Perhaps even more difficult than altering students’ study habits is changing their perception of failure. Students come to college thinking that they need to avoid failure rather than embrace, recover, and learn from it. As I’ve mentioned previously, the quality of failure assignment at the end of the semester has been incredibly useful in this regard. Starting in the fall, I’ll also be putting what I’m calling a knowledge plan assignment at the beginning of the semester — students will identify the goals they have for a course and write about how they might achieve them. But I should also be teaching about the usefulness of failure throughout the semester rather than just referencing it at either end of the semester. Anne Sobel has some great advice on how to do this in a column in the Chronicle of Higher Education.
One of the best ways to teach a concept is to model it, and this is difficult for instructors who personify the penultimate achievement in institutionalized learning. Telling students that it is important to fail but keeping failure shrouded in secrecy is not very useful either. It is probably much more valuable to create a classroom environment in which students openly fail in front of their peers and feel that it is safe to do so.

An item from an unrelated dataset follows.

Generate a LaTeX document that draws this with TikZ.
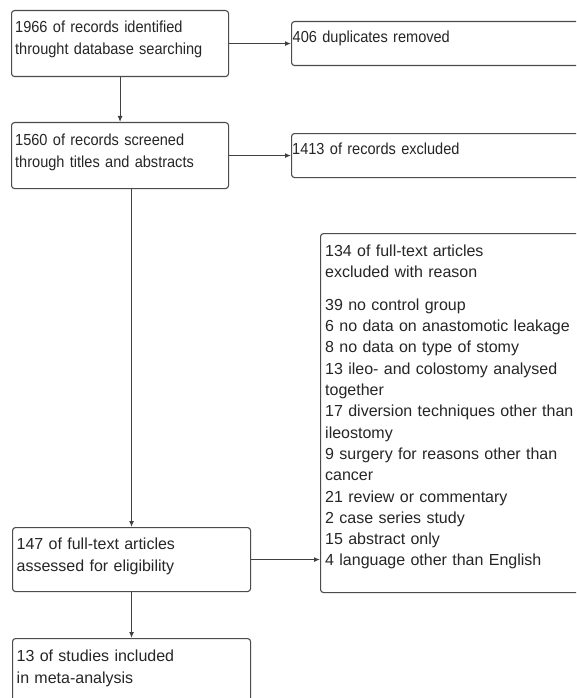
\documentclass[tikz,border=0pt]{standalone}
\usepackage{fontspec}
\setmainfont{Liberation Sans}
\newfontfamily\narrowsans{Liberation Sans}[FakeStretch=0.91]
\usetikzlibrary{arrows.meta}
\begin{document}
\begin{tikzpicture}[x=1pt,y=-1pt,
  boxst/.style={draw=black!70, line width=1.1pt, rounded corners=3pt, anchor=north west, inner sep=0pt},
  txt/.style={anchor=base west, inner sep=0pt, text width=300pt, align=left, text=black!85, font=\fontsize{16}{22}\selectfont},
  ntxt/.style={txt, font=\narrowsans\fontsize{16}{22}\selectfont},
  lst/.style={txt, font=\fontsize{16}{21.3}\selectfont},
  arr/.style={draw=black!75, line width=1.1pt, -{Latex[length=6pt,width=5pt]}}]
\clip (0,0) rectangle (576,698);
\fill[white] (0,0) rectangle (576,698);
% boxes
\node[boxst, minimum width=217pt, minimum height=66pt] (b1) at (11,10) {};
\node[boxst, minimum width=320pt, minimum height=44pt] (b2) at (291,21) {};
\node[boxst, minimum width=217pt, minimum height=66pt] (b3) at (11,122) {};
\node[boxst, minimum width=320pt, minimum height=44pt] (b4) at (291,133) {};
\node[boxst, minimum width=300pt, minimum height=359pt] (b5) at (320,233) {};
\node[boxst, minimum width=238pt, minimum height=64pt] (b6) at (12,527) {};
\node[boxst, minimum width=238pt, minimum height=80pt] (b7) at (12,638) {};
% texts
\node[ntxt] (t1) at (15,33) {1966 of records identified\\throught database searching};
\node[ntxt] (t2) at (292.5,43) {406 duplicates removed};
\node[ntxt] (t3) at (15,145) {1560 of records screened\\through titles and abstracts};
\node[ntxt] (t4) at (292,154) {1413 of records excluded};
\node[lst] (t5) at (325,256) {134 of full-text articles\\excluded with reason\\[11.7pt]
39 no control group\\6 no data on anastomotic leakage\\8 no data on type of stomy\\13 ileo- and colostomy analysed\\together\\17 diversion techniques other than\\ileostomy\\9 surgery for reasons other than\\cancer\\21 review or commentary\\2 case series study\\15 abstract only\\4 language other than English};
\node[txt] (t6) at (16.5,549) {147 of full-text articles\\assessed for eligibility};
\node[txt] (t7) at (16.5,661) {13 of studies included\\in meta-analysis};
% connectors
\draw[arr] (b1.east) -- (b1.east -| b2.west);
\draw[arr] (b1.south) -- (b3.north);
\draw[arr] (b3.east) -- (b3.east -| b4.west);
\draw[arr] (b3.south -| b6.north) -- (b6.north);
\draw[arr] (b6.east) -- (b6.east -| b5.west);
\draw[arr] (b6.south) -- (b7.north);
\end{tikzpicture}
\end{document}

To these ends, I’ve created a series of collaborative projects in my first-year seminar with student teams evaluating the work of other teams. I’m being deliberately mysterious about the exact nature of these projects because I plan on writing about them in more detail this fall, but they combine the use of a technology with creative writing. Students will beta test each other’s projects, scoring them with a rubric on form and function that I’m hoping they themselves will create at the beginning of the course.
As Anne Sobel points out, I need to ensure that students don’t evaluate their work solely on the basis of whether an end product exemplifies success. There needs to be a process in which students repeatedly practice and get feedback so that failure becomes a routine, easily-recognizable event. The trick will be to design a system in which this feedback comes from the students themselves.